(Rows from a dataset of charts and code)
________

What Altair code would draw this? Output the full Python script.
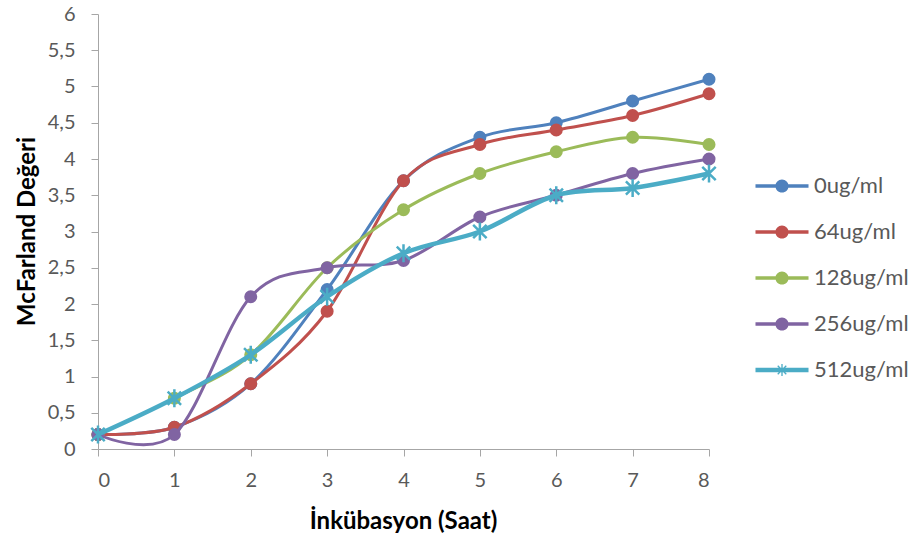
import altair as alt
import pandas as pd

hours = [0, 1, 2, 3, 4, 5, 6, 7, 8]
series_names = ["0ug/ml", "64ug/ml", "128ug/ml", "256ug/ml", "512ug/ml"]
s0 = [0.2, 0.3, 0.9, 2.2, 3.7, 4.3, 4.5, 4.8, 5.1]
s64 = [0.2, 0.3, 0.9, 1.9, 3.7, 4.2, 4.4, 4.6, 4.9]
s128 = [0.2, 0.7, 1.3, 2.5, 3.3, 3.8, 4.1, 4.3, 4.2]
s256 = [0.2, 0.2, 2.1, 2.5, 2.6, 3.2, 3.5, 3.8, 4.0]
s512 = [0.2, 0.7, 1.3, 2.1, 2.7, 3.0, 3.5, 3.6, 3.8]
y_ticks = [0, 0.5, 1, 1.5, 2, 2.5, 3, 3.5, 4, 4.5, 5, 5.5, 6]
x_ticks = [0, 1, 2, 3, 4, 5, 6, 7, 8]

colors = ["#4F81BD", "#C0504D", "#9BBB59", "#8064A2", "#4BACC6"]
values = [s0, s64, s128, s256, s512]

rows = []
for name, vals in zip(series_names, values):
    for h, v in zip(hours, vals):
        rows.append({"hour": h, "value": v, "series": name})
df = pd.DataFrame(rows)

FONT = "Lato"
LABEL_COLOR = "#595959"
AXIS_COLOR = "#A6A6A6"

x_enc = alt.X(
    "hour:Q",
    scale=alt.Scale(domain=[0, 8], nice=False, zero=False),
    axis=alt.Axis(
        title="İnkübasyon (Saat)", values=x_ticks, grid=False,
        domainColor=AXIS_COLOR, tickColor=AXIS_COLOR, tickSize=7,
        labelFont=FONT, labelFontSize=20, labelColor=LABEL_COLOR,
        labelBaseline="middle", labelPadding=24,
        titleFont=FONT, titleFontSize=24, titleFontWeight="bold", titleColor="#000000",
        titleX=305, titleY=72, titleBaseline="middle",
    ),
)
y_enc = alt.Y(
    "value:Q",
    scale=alt.Scale(domain=[0, 6], nice=False),
    axis=alt.Axis(
        title="McFarland Değeri", values=y_ticks, grid=False,
        domainColor=AXIS_COLOR, tickColor=AXIS_COLOR, tickSize=7,
        labelFont=FONT, labelFontSize=20, labelColor=LABEL_COLOR, labelPadding=16,
        labelExpr="replace(format(datum.value, '~r'), '.', ',')",
        titleFont=FONT, titleFontSize=24, titleFontWeight="bold", titleColor="#000000",
        titleX=-71, titleY=217, titleBaseline="middle",
    ),
)

base = alt.Chart(df)
layers = []
star_path = "M0,-1L0,1M-0.75,-0.75L0.75,0.75M-0.75,0.75L0.75,-0.75"
for name, col in zip(series_names, colors):
    sub = base.transform_filter(alt.datum.series == name)
    is_star = name == "512ug/ml"
    layers.append(
        sub.mark_line(color=col, strokeWidth=4.5 if is_star else 3,
                      interpolate="cardinal", tension=0).encode(x=x_enc, y=y_enc)
    )
    if is_star:
        layers.append(
            sub.mark_point(shape=star_path, filled=False, color=col, strokeWidth=2.5,
                           size=320, opacity=1).encode(x=x_enc, y=y_enc)
        )
    else:
        layers.append(
            sub.mark_point(shape="circle", filled=True, color=col, size=170,
                           opacity=1).encode(x=x_enc, y=y_enc)
        )

# legend symbols: line segment + marker, all as filled paths
line_rect = "M-2.41,-0.16L2.41,-0.16L2.41,0.16L-2.41,0.16Z"
thick_rect = "M-2.41,-0.2L2.41,-0.2L2.41,0.2L-2.41,0.2Z"
circle = "M-0.6,0A0.6,0.6 0 0,1 0.6,0A0.6,0.6 0 0,1 -0.6,0Z"
asterisk = (
    "M-0.06,-0.55L0.06,-0.55L0.06,0.55L-0.06,0.55Z"
    "M0.346,0.431L-0.431,-0.346L-0.346,-0.431L0.431,0.346Z"
    "M0.431,-0.346L-0.346,0.431L-0.431,0.346L0.346,-0.431Z"
)
legend_shapes = [line_rect + circle] * 4 + [thick_rect + asterisk]

legend_props = dict(
    title=None, orient="none", legendX=673, legendY=161, padding=0,
    symbolSize=484, symbolStrokeWidth=0, symbolOpacity=1,
    labelFont=FONT, labelFontSize=22, labelColor=LABEL_COLOR,
    labelOffset=21, rowPadding=24, labelLimit=200,
)
legend_layer = (
    base.transform_filter("false")
    .mark_point(filled=True, opacity=1)
    .encode(
        x=x_enc, y=y_enc,
        color=alt.Color("series:N", scale=alt.Scale(domain=series_names, range=colors),
                        legend=alt.Legend(**legend_props)),
        shape=alt.Shape("series:N", scale=alt.Scale(domain=series_names, range=legend_shapes),
                        legend=alt.Legend(**legend_props)),
    )
)
layers.append(legend_layer)

chart = (
    alt.layer(*layers)
    .properties(
        width=611, height=435,
        autosize=alt.AutoSizeParams(type="none"),
        padding={"left": 98, "top": 14, "right": 207, "bottom": 91},
        background="#FFFFFF",
    )
    .configure_view(stroke=None)
)

chart.save("out.html", embed_options={"renderer": "svg", "actions": False})
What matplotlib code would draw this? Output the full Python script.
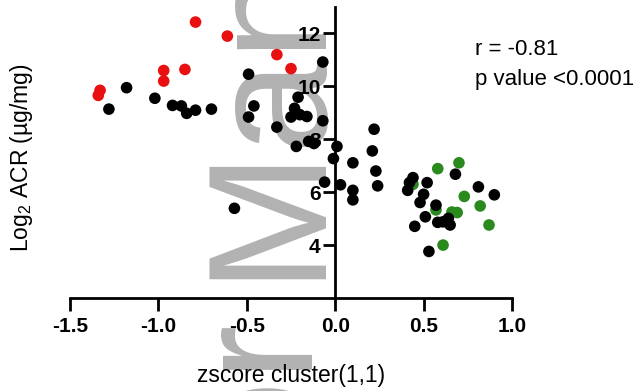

________

● **WHAT THE TASK REQUIRES**:
Write out the whole listing exactly, and drop the pictures.

● **EXPECTED OUTPUT**:
What Altair code would draw this? Output the full Python script.
import altair as alt
import pandas as pd

hours = [0, 1, 2, 3, 4, 5, 6, 7, 8]
series_names = ["0ug/ml", "64ug/ml", "128ug/ml", "256ug/ml", "512ug/ml"]
s0 = [0.2, 0.3, 0.9, 2.2, 3.7, 4.3, 4.5, 4.8, 5.1]
s64 = [0.2, 0.3, 0.9, 1.9, 3.7, 4.2, 4.4, 4.6, 4.9]
s128 = [0.2, 0.7, 1.3, 2.5, 3.3, 3.8, 4.1, 4.3, 4.2]
s256 = [0.2, 0.2, 2.1, 2.5, 2.6, 3.2, 3.5, 3.8, 4.0]
s512 = [0.2, 0.7, 1.3, 2.1, 2.7, 3.0, 3.5, 3.6, 3.8]
y_ticks = [0, 0.5, 1, 1.5, 2, 2.5, 3, 3.5, 4, 4.5, 5, 5.5, 6]
x_ticks = [0, 1, 2, 3, 4, 5, 6, 7, 8]

colors = ["#4F81BD", "#C0504D", "#9BBB59", "#8064A2", "#4BACC6"]
values = [s0, s64, s128, s256, s512]

rows = []
for name, vals in zip(series_names, values):
    for h, v in zip(hours, vals):
        rows.append({"hour": h, "value": v, "series": name})
df = pd.DataFrame(rows)

FONT = "Lato"
LABEL_COLOR = "#595959"
AXIS_COLOR = "#A6A6A6"

x_enc = alt.X(
    "hour:Q",
    scale=alt.Scale(domain=[0, 8], nice=False, zero=False),
    axis=alt.Axis(
        title="İnkübasyon (Saat)", values=x_ticks, grid=False,
        domainColor=AXIS_COLOR, tickColor=AXIS_COLOR, tickSize=7,
        labelFont=FONT, labelFontSize=20, labelColor=LABEL_COLOR,
        labelBaseline="middle", labelPadding=24,
        titleFont=FONT, titleFontSize=24, titleFontWeight="bold", titleColor="#000000",
        titleX=305, titleY=72, titleBaseline="middle",
    ),
)
y_enc = alt.Y(
    "value:Q",
    scale=alt.Scale(domain=[0, 6], nice=False),
    axis=alt.Axis(
        title="McFarland Değeri", values=y_ticks, grid=False,
        domainColor=AXIS_COLOR, tickColor=AXIS_COLOR, tickSize=7,
        labelFont=FONT, labelFontSize=20, labelColor=LABEL_COLOR, labelPadding=16,
        labelExpr="replace(format(datum.value, '~r'), '.', ',')",
        titleFont=FONT, titleFontSize=24, titleFontWeight="bold", titleColor="#000000",
        titleX=-71, titleY=217, titleBaseline="middle",
    ),
)

base = alt.Chart(df)
layers = []
star_path = "M0,-1L0,1M-0.75,-0.75L0.75,0.75M-0.75,0.75L0.75,-0.75"
for name, col in zip(series_names, colors):
    sub = base.transform_filter(alt.datum.series == name)
    is_star = name == "512ug/ml"
    layers.append(
        sub.mark_line(color=col, strokeWidth=4.5 if is_star else 3,
                      interpolate="cardinal", tension=0).encode(x=x_enc, y=y_enc)
    )
    if is_star:
        layers.append(
            sub.mark_point(shape=star_path, filled=False, color=col, strokeWidth=2.5,
                           size=320, opacity=1).encode(x=x_enc, y=y_enc)
        )
    else:
        layers.append(
            sub.mark_point(shape="circle", filled=True, color=col, size=170,
                           opacity=1).encode(x=x_enc, y=y_enc)
        )

# legend symbols: line segment + marker, all as filled paths
line_rect = "M-2.41,-0.16L2.41,-0.16L2.41,0.16L-2.41,0.16Z"
thick_rect = "M-2.41,-0.2L2.41,-0.2L2.41,0.2L-2.41,0.2Z"
circle = "M-0.6,0A0.6,0.6 0 0,1 0.6,0A0.6,0.6 0 0,1 -0.6,0Z"
asterisk = (
    "M-0.06,-0.55L0.06,-0.55L0.06,0.55L-0.06,0.55Z"
    "M0.346,0.431L-0.431,-0.346L-0.346,-0.431L0.431,0.346Z"
    "M0.431,-0.346L-0.346,0.431L-0.431,0.346L0.346,-0.431Z"
)
legend_shapes = [line_rect + circle] * 4 + [thick_rect + asterisk]

legend_props = dict(
    title=None, orient="none", legendX=673, legendY=161, padding=0,
    symbolSize=484, symbolStrokeWidth=0, symbolOpacity=1,
    labelFont=FONT, labelFontSize=22, labelColor=LABEL_COLOR,
    labelOffset=21, rowPadding=24, labelLimit=200,
)
legend_layer = (
    base.transform_filter("false")
    .mark_point(filled=True, opacity=1)
    .encode(
        x=x_enc, y=y_enc,
        color=alt.Color("series:N", scale=alt.Scale(domain=series_names, range=colors),
                        legend=alt.Legend(**legend_props)),
        shape=alt.Shape("series:N", scale=alt.Scale(domain=series_names, range=legend_shapes),
                        legend=alt.Legend(**legend_props)),
    )
)
layers.append(legend_layer)

chart = (
    alt.layer(*layers)
    .properties(
        width=611, height=435,
        autosize=alt.AutoSizeParams(type="none"),
        padding={"left": 98, "top": 14, "right": 207, "bottom": 91},
        background="#FFFFFF",
    )
    .configure_view(stroke=None)
)

chart.save("out.html", embed_options={"renderer": "svg", "actions": False})
What matplotlib code would draw this? Output the full Python script.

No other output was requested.